This subject is relevant to several fields, including (but not limited to) civil, thermal, mechanical and chemical engineering. The project will concentrate on the elaboration of a general computational (CFD) platform.
Most of existing models for the evaluation of heat loss from buildings or industrial plants in cross flow (horizontal wind) are based on empirical correlations and simplified relationships (generally applicable to the case of a single building or power unit). Given the diversity and rich spectrum of circumstances in which multiple buoyant plumes generated by a discrete set of buildings (or heat sources in a power plant) can interact with a cross flow, generalizations are rather difficult and such correlations can be used for first hand calculations only.With this project, we propose an investigation into the complexity of such dynamics over a wide spectrum of conditions (many situations are possible in principle depending on the specific case considered, namely, the distribution in space of heat sources and the properties of the “external” flow). The “receiving” ambient can be characterized by its temperature distribution, velocity profile and boundary conditions, which are not “unique”. The temperature may be constant, display a stable thermal stratification, or even an unstable distribution (leading to the onset of massive thermal convection). In terms of velocity, similarly, the ambient may be in stagnant conditions or support a uniform or sheared flow, which, in turn, can be laminar or turbulent. Moreover, the thermal plumes created by the effects of thermal buoyancy may be steady in mean or completely erratic and apparently unpredictable (plumes can undergo instabilities promoted by the cross flow or thermal buoyancy itself and split into different parts or coalesce and produce large-scale features such as the so-called “heat island effect”). Such dynamics are made even more complex by the occurrence of the so-called “sheltering phenomenon” (given a set of thermal plumes in a crossflow, the leading plume is typically deflected more by the ambient current, while the other (rear) jets are less affected).
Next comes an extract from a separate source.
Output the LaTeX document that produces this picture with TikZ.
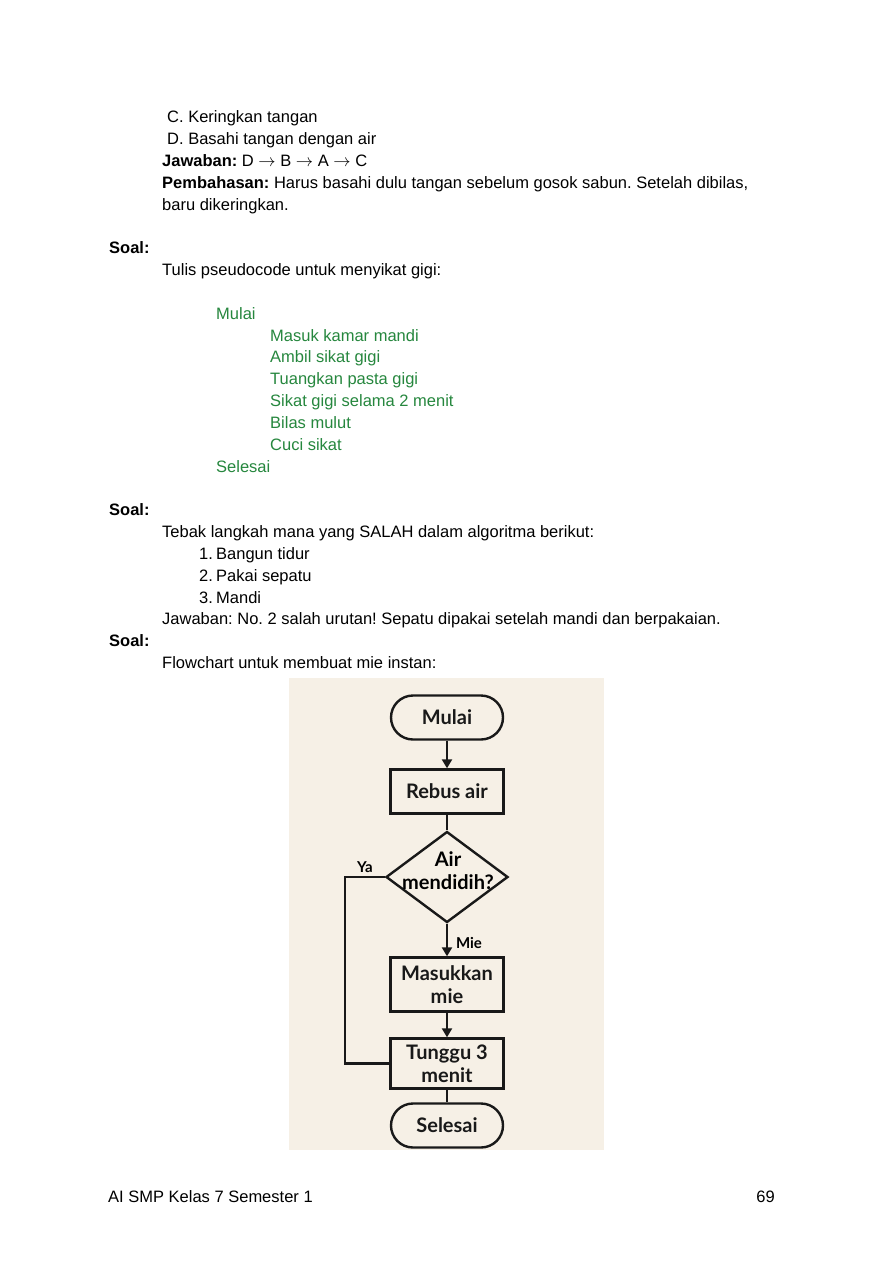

Proper analysis of all these effects will require the elaboration of a high-fidelity CFD numerical framework able to predict the effective interplay between localized (thermal) convective features [1,2] and the large-scale flow. This will also require proper assessment, development and implementation of relevant turbulence models, which are generally different with respect to those traditionally used in other contexts (e.g., aerodynamics or hydrodynamics). Starting from relatively simple test cases, the student will progressively consider configurations and problems with an increasing degree of complexity, up to characterizing the complete hierarchy of thermal and fluid-dynamic interactions occurring between the set of buildings (or equivalently the units of an industrial plant) and the environment.
 M. Lappa (2009), “Thermal Convection: Patterns, Evolution and Stability”, 700 pages. - ISBN-13: 978-0-470-69994-2, ISBN-10: 0470699949, John Wiley & Sons, Ltd (2009, Chichester, England).
 M. Lappa (2012), Rotating Thermal Flows in Natural and Industrial Processes, 540 pages., ISBN-13: 978-1-1199-6079-9, ISBN-10: 1119960797, John Wiley & Sons, Ltd (2012, Chichester, England).